A group called Unity Barn Raisers, a non-profit organization with a mission to revitalize the tiny community of Unity and its surrounding Waldo County, is behind most of the action in town. It’s not a Community Development Corporation or an individual foundation. It’s simple grassroots activism that jump-starts and connects small-bit, local capitalism. The town and the outlying county residents need Internet and phone and maybe cable. So they encouraged Unitel, the state’s most trustworthy, mom-pop telecom provider to open up shop in town. UBR launched a program to facilitate and incentivize weatherizing the homes of low-income residents with back-breaking heating bills. Some of the old storefronts and offices in downtown were abandoned and in disrepair, so they remodeled them.
And UBR also got involved with the food security scene when they were awarded a CFP grant in 2004. The grant intended to incorporate more local producers into the food bank program, to empower stronger connections between consumers and producers, and to encourage entrepreneurial farmers and markets. UBR launched the weekly, seasonal farmer’s market in 2004. They also began Community Farm Share, a program to make food shares, like CSA baskets, available to certain community members for free. They brought the idea of subsidized CSA shares to small towns in the county, encouraging the county to collect funds to support the project.
The community farm share program got its start with UBR and the CFP grant, but programs like farm shares teeter along a tight rope once the grant money for supplementing it runs out. The town of Unity is as good a place as any for the program to work. The college is temporary home to 500 students, most of whom come to study sustainable agriculture, animal husbandry, and game conservation. That combination of mindful professors and energetic students provides a level of expertise and a volunteer-prone, academic-credit-not-money-earning work force uncommon in most tiny rural towns. But even an idyllic, diverse, agricultural place like Unity needed a bigger dose of resources to keep the farm share project alive.

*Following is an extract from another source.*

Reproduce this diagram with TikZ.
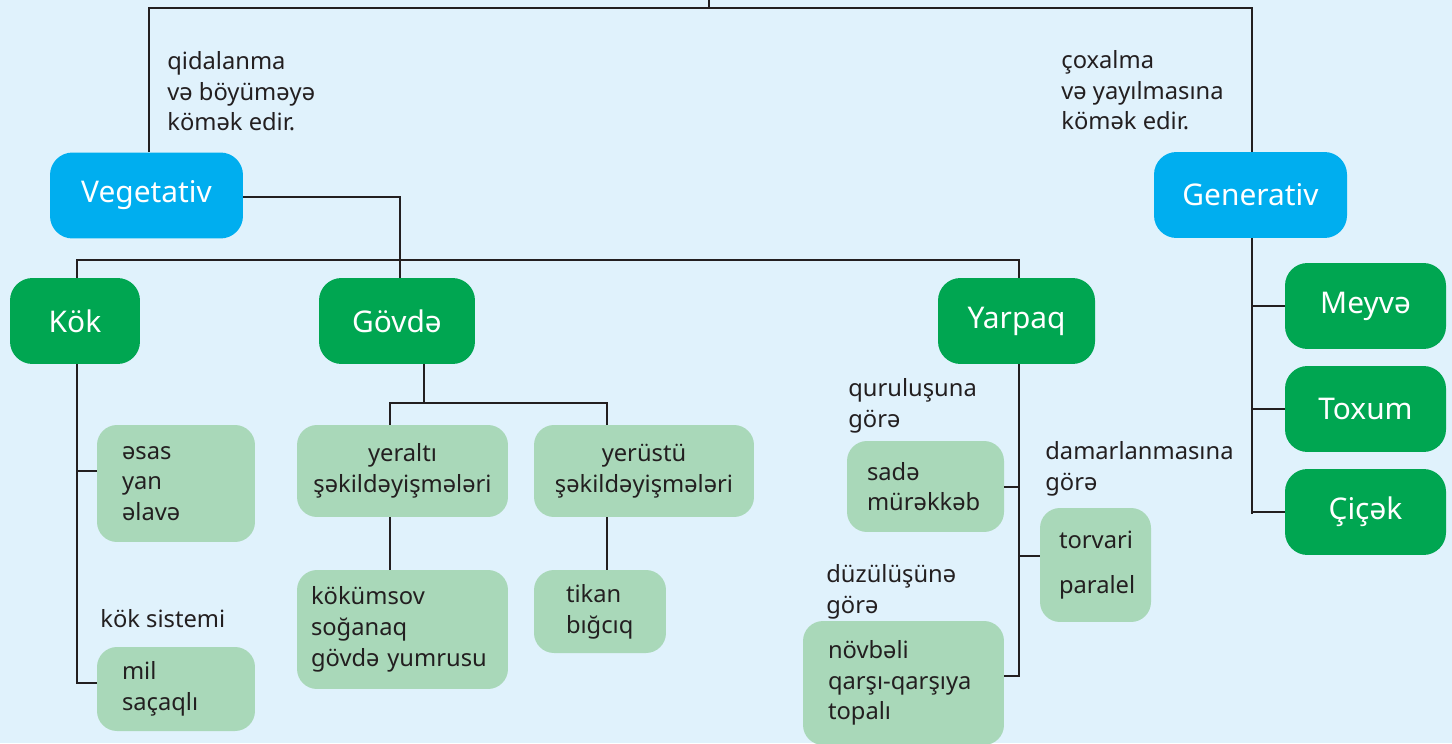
\documentclass[tikz,border=0pt]{standalone}
\usepackage{fontspec}
\setmainfont{Noto Sans}
\usepackage{tikz}
\usetikzlibrary{positioning,calc}
\usepackage{xcolor}

\definecolor{pagebg}{HTML}{E0F2FC}
\definecolor{vegblue}{HTML}{00AEEF}
\definecolor{partgreen}{HTML}{00A651}
\definecolor{notegreen}{HTML}{A9D8B9}
\definecolor{inkgray}{HTML}{231F20}

\newcommand{\notefont}{\fontsize{13.5pt}{17.5pt}\selectfont}
\newcommand{\boxfont}{\fontsize{17pt}{20pt}\selectfont}

\tikzset{
  mainbox/.style={fill=vegblue, text=white, rounded corners=0.45cm,
    minimum width=3.86cm, minimum height=1.72cm, font=\boxfont},
  partbox/.style={fill=partgreen, text=white, rounded corners=0.45cm,
    minimum height=1.72cm, font=\boxfont},
  notebox/.style={fill=notegreen, text=inkgray, rounded corners=0.4cm,
    font=\notefont},
  % anchored at the baseline of the last line
  note/.style={text=inkgray, align=left, inner sep=0pt, anchor=base west, font=\notefont},
  link/.style={draw=inkgray, line width=1.6pt},
  thinlink/.style={draw=inkgray, line width=1.2pt},
}

\begin{document}
\begin{tikzpicture}[x=0.02cm,y=-0.02cm]
\fill[pagebg] (0,0) rectangle (1452,743);
\useasboundingbox (0,0) rectangle (1452,743);

% top level
\node[mainbox] (veg) at (146.5,195.5) {Vegetativ};
\node[mainbox] (gen) at (1250.5,195) {Generativ};

\node[note] (vegnote) at (167,131) {qidalanma\\və böyüməyə\\kömək edir.};
\node[note] (gennote) at (1061,130) {çoxalma\\və yayılmasına\\kömək edir.};

% vegetative organs
\node[partbox, minimum width=2.6cm] (kok) at (75,321) {Kök};
\node[partbox, minimum width=3.12cm] (govde) at (397,321) {Gövdə};
\node[partbox, minimum width=3.14cm] (yarpaq) at (1016.5,321) {Yarpaq};

% generative organs
\node[partbox, minimum width=3.22cm] (meyve) at (1365.5,306) {Meyvə};
\node[partbox, minimum width=3.22cm] (toxum) at (1365.5,409) {Toxum};
\node[partbox, minimum width=3.22cm] (cicek) at (1365.5,512) {Çiçək};

% root
\node[notebox, minimum width=3.16cm, minimum height=2.34cm, inner xsep=0.5cm,
  text width=2.16cm, align=left] (esas) at (176,483.5) {əsas\\yan\\əlavə};
\node[note] (koksis) at (100,627) {kök sistemi};
\node[notebox, minimum width=3.16cm, minimum height=1.68cm, inner xsep=0.5cm,
  text width=2.16cm, align=left] (mil) at (176,689) {mil\\saçaqlı};

% stem
\node[notebox, minimum width=4.22cm, minimum height=1.84cm, text width=4cm,
  inner xsep=0.11cm, align=center] (yeralti) at (402.5,471) {yeraltı\\şəkildəyişmələri};
\node[notebox, minimum width=4.4cm, minimum height=1.84cm, text width=4.1cm,
  inner xsep=0.15cm, align=center] (yerustu) at (644,471) {yerüstü\\şəkildəyişmələri};
\node[notebox, minimum width=4.22cm, minimum height=2.38cm, inner xsep=0.28cm,
  text width=3.66cm, align=left] (kokumsov) at (402.5,629.5) {kökümsov\\soğanaq\\gövdə yumrusu};
\node[notebox, minimum width=2.64cm, minimum height=1.66cm, inner xsep=0.64cm,
  text width=1.36cm, align=left] (tikan) at (600,611.5) {tikan\\bığcıq};

% leaf
\node[note] (qurnote) at (848,427) {quruluşuna\\görə};
\node[notebox, minimum width=3.14cm, minimum height=1.82cm, inner xsep=0.4cm,
  text width=2.34cm, align=left] (sade) at (925.5,486.5) {sadə\\mürəkkəb};
\node[note] (damnote) at (1045,490) {damarlanmasına\\görə};
\node[notebox, minimum width=2.22cm, minimum height=2.28cm, inner xsep=0.38cm,
  text width=1.46cm, align=left] (torvari) at (1095.5,565) {torvari\\[0.3cm]paralel};
\node[note] (duznote) at (826,613) {düzülüşünə\\görə};
\node[notebox, minimum width=4.02cm, minimum height=2.48cm, inner xsep=0.5cm,
  text width=3.02cm, align=left] (novbeli) at (903.5,683) {növbəli\\qarşı-qarşıya\\topalı};

% junctions
\coordinate (topj) at (709,0);
\coordinate (tl) at (149,8);
\coordinate (tr) at (1252,8);
\coordinate (vj) at (400,197);
\coordinate (bl) at (77,260);
\coordinate (br) at (1019,260);
\coordinate (ka) at (77,471);
\coordinate (kb) at (77,683);
\coordinate (gj) at (424,403);
\coordinate (ga) at (390,403);
\coordinate (gb) at (607,403);
\coordinate (ya) at (1019,487);
\coordinate (yb) at (1019,556);
\coordinate (yc) at (1019,676);
\coordinate (gnj) at (1252,514);

% connectors
\draw[link] (topj) -- (topj |- tl);
\draw[link] (veg.north -| tl) -- (tl) -- (tr) -- (gen.north -| tr);
\draw[link] (veg.east |- vj) -- (vj) -- (vj |- govde.north);
\draw[link] (kok.north -| bl) -- (bl) -- (br) -- (yarpaq.north -| br);

\draw[link] (kok.south -| kb) -- (kb) -- (kb -| mil.west);
\draw[link] (ka) -- (ka -| esas.west);

\draw[link] (gj |- govde.south) -- (gj);
\draw[link] (ga |- yeralti.north) -- (ga) -- (gb) -- (gb |- yerustu.north);
\draw[link] (ga |- yeralti.south) -- (ga |- kokumsov.north);
\draw[link] (gb |- yerustu.south) -- (gb |- tikan.north);

\draw[link] (yc |- yarpaq.south) -- (yc) -- (yc -| novbeli.east);
\draw[link] (ya) -- (ya -| sade.east);
\draw[link] (yb) -- (yb -| torvari.west);

\draw[thinlink] (gnj |- gen.south) -- (gnj);
\draw[thinlink] (gnj |- meyve.west) -- (meyve.west);
\draw[thinlink] (gnj |- toxum.west) -- (toxum.west);
\draw[thinlink] (gnj |- cicek.west) -- (cicek.west);
\end{tikzpicture}
\end{document}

Maine Farmland Trust (MFT) organized fifteen years ago. Like most land trusts, MFT wanted to preserve land from development through the creation of easements and trusts. But MFT focused specifically on Maine’s rich, but threatened farmland. The hired Mike Gold in 2010, just as they took a new tact in the effort to preserve land.
“They had started a new program when I came on,” says Gold. “It was called and ‘farm viability,’ and the idea was that it’s not enough just to protect farmland, we also need to ensure there are ample opportunities for farmers to be successful on the land. We saw an opportunity to take some community food security work to build economic opportunities for farmers and increase sales into the farm economy.”
Unity and UBRs farm share program offered a perfect opportunity for MFT launch a pilot project. Essentially, they partnered with UBR’s existing groundwork and expanded it. Eligible individuals signed up to receive discounted food shares from local farms. With MFT’s heft and emphasis on expanding economic opportunities for farmers, they were able to purchase the farm products at full-price, sometimes direct from farmers, other times, especially in winter, aggregating from a collective of farmers. They also created a voucher system for customers to buy direct from farms (common in the summer), offered business training services to participant farmers, and helped them secure and use more land for agriculture.
The pilot project is becoming a full-fledged model for other farm share programs in the state. The farmers market EBT swipe machine that Mike Gold helped to start in Unity in 2010 has proven successful and MFT has helped other farmers markets around the state to employ EBT machines.
In Unity, the ideas keep growing. An abandoned, early 20th Century schoolhouse had been crumbling in on its beautiful bones for years. The forest seemed poised to reclaim the wide floorboards and clapboard wood siding, its paint nearly completely weathered off. But MFT saw a food hub and renovations began in spring 2014. By early 2015, the schoolhouse will be the permanent home for the community farm share program. Farm goods will be stored (walk-in refrigerators and freezers), packaged, and distributed year-round. Rather than just serving low-income residents, the Food Hub will open a multi-farm CSA program for the general public. There will be a kitchen for food processing and life-extension. The local food pantry will have extra storage in the Hub. The hub ups the ante for consumers and for the farmers who can now reach more customers.
The Food Hub will be able to wholesale to institutions like schools and can work with the statewide Good Shepherd Food Bank to store extra farm produce, thus offering another sales route for Unity-area farmers.
For five years Veggies For All (VFA) has been growing food on a few acres on Unity College campus and vacant lots in town. Founders Tim Libby and Sara Trunza rely on volunteer farm support and the local food pantry to distribute thousands of pounds of produce to 1,500 food-insecure residents. For years, UBR had been their fiscal sponsor for grants. Now, with the Food Hub opening within a year, VFA has asked UBR to let them go so they can partner with MFT’s Food Hub. The easy handover means VFA will have a permanent home at the Hub for storage, cleaning, and distribution.
So this winter the snow will blanket the farmlands again and cover the thin summer trails that snake through ferns. The roof on the VFA greenhouse at Unity College will groan under the weight. And some people will be more hungry and cold than others. But hopefully by the time the ground thaws and the seeds go in, an old schoolhouse will be a home to fresh food and residents who might have remembered the school as a child will return to it once again as a vital community hub.